Don’t Ask Don’t Tell has been repealed, but what role did research have in the military’s decision to let gay service members serve openly? In an invited symposium, a panel led by Air Force psychologist Howard N. Garb discussed the impact of psychological science on military policies concerning gay service members.
The session featured a presentation by Laura L. Miller, a social scientist from RAND Corporation. At the beginning of her talk, Miller clarified some misconceptions:
“Historically, sexual orientation has not been a criteria for screening,” says Miller. After World War II, psychiatrists lobbied the military to implement psychiatric evaluations of recruits and screening for homosexuality became part of that process. According to Miller, the major argument for banning gays from the military at the time was that morale and unit cohesion would decline, but, she says, “This was asserted without any research or evidence.”
Miller also discussed the results of her own study, which was based on survey results from 545 military personnel. Her findings showed that 20% of the respondents knew someone who was gay in their unit despite the ban. More importantly, she found that knowing a gay or lesbian unit member did not impact the respondents’ cohesion or readiness assessments. Instead, she found that leadership, training and equipment quality were more critical.

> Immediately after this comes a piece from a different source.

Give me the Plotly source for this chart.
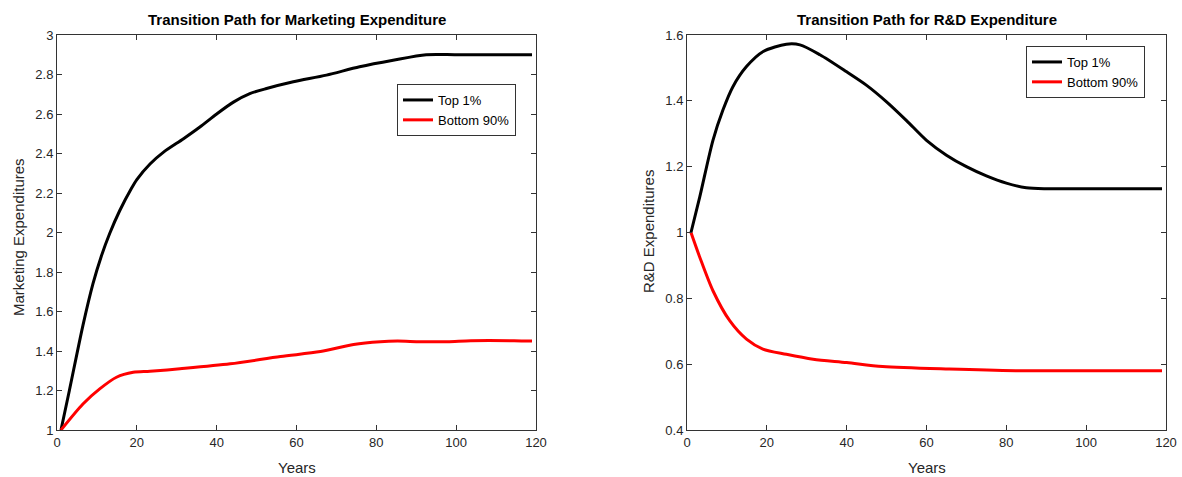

“All these other things are what really matters for their quality of life, their well-being, their unit cohesion and effectiveness,” says Miller.

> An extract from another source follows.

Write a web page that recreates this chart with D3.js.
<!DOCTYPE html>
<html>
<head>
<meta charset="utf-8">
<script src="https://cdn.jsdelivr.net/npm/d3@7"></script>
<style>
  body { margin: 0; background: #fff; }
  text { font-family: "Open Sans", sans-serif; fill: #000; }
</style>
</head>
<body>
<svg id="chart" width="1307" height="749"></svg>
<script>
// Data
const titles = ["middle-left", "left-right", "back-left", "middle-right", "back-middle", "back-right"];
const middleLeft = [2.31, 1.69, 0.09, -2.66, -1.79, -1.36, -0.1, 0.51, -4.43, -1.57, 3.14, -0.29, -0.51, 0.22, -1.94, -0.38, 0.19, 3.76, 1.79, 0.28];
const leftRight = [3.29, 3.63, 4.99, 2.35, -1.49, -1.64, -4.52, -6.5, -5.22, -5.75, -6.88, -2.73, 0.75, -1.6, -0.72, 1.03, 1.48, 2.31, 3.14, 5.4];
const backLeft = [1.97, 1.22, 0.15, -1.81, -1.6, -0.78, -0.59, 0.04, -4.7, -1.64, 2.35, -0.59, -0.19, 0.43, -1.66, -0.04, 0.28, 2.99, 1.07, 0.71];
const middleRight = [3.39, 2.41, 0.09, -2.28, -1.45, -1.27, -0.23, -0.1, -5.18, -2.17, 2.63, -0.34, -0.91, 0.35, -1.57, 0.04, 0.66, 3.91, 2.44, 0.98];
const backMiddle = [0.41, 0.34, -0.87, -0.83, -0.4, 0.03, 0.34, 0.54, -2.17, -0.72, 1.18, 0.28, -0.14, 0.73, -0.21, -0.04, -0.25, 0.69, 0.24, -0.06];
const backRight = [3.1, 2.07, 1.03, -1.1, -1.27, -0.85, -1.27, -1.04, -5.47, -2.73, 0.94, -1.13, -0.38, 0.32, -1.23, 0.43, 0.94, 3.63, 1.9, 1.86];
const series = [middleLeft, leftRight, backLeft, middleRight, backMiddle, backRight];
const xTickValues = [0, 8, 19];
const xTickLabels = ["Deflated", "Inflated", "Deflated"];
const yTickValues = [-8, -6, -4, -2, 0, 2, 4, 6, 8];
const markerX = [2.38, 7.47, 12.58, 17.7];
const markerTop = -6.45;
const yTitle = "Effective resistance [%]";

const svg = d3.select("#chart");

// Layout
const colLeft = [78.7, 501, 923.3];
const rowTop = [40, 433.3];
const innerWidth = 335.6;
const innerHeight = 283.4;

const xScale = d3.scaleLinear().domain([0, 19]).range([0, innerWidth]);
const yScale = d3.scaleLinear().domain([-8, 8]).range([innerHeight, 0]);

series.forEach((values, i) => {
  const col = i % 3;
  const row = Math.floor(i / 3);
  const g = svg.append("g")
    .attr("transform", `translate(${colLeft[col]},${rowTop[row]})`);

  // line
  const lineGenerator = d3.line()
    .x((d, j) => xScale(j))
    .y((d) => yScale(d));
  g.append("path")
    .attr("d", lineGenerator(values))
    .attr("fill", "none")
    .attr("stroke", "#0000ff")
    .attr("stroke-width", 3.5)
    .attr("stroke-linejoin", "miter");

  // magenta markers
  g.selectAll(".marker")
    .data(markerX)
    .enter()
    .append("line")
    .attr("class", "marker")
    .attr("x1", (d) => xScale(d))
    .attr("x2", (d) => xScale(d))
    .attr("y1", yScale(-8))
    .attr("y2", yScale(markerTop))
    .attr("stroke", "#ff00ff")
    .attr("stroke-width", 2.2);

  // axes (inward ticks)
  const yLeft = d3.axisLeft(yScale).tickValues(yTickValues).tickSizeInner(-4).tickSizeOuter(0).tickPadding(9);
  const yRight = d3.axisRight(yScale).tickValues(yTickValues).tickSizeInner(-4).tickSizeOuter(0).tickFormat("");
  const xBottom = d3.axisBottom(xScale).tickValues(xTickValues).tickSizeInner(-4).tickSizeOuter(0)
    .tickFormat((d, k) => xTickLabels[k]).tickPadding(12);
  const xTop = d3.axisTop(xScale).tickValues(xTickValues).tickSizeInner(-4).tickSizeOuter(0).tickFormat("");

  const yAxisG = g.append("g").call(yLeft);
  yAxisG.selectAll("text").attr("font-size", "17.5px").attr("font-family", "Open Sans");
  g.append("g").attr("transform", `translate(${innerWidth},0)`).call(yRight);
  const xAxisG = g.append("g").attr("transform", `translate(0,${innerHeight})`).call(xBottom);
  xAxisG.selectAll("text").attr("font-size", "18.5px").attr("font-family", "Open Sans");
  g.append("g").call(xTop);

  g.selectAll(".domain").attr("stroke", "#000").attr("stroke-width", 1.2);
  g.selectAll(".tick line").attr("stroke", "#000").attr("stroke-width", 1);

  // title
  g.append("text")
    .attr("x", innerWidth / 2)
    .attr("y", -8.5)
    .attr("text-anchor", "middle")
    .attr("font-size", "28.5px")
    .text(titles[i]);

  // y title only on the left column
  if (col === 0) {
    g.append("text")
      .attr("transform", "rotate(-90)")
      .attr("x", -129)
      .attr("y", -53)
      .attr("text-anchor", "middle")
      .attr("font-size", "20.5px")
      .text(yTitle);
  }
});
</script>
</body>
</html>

Following the talk, Emily Sussman, a policy associate from the Service Members Legal Defense Network, discussed the impact of research in making open service a reality. According to her, the argument for open service was strengthened by the research results, especially when the data indicated that the military was losing many skilled service members because of the ban.
“It was because of the research that was done by Laura Miller and others that this became a moving argument for us,” she says.
All of the panelists pointed out that there are many opportunities for psychological research as the military transitions to open service. For instance, researchers could track changing attitudes and stereotypes or investigate the impact of open service on military recruitment. Yet, they acknowledged that the challenges involved in studying military personnel have discouraged researchers.
“It is hard to do research in a military setting,” says Garb. “But there are very important psychology issues here and psychologists have had minimal involvement.”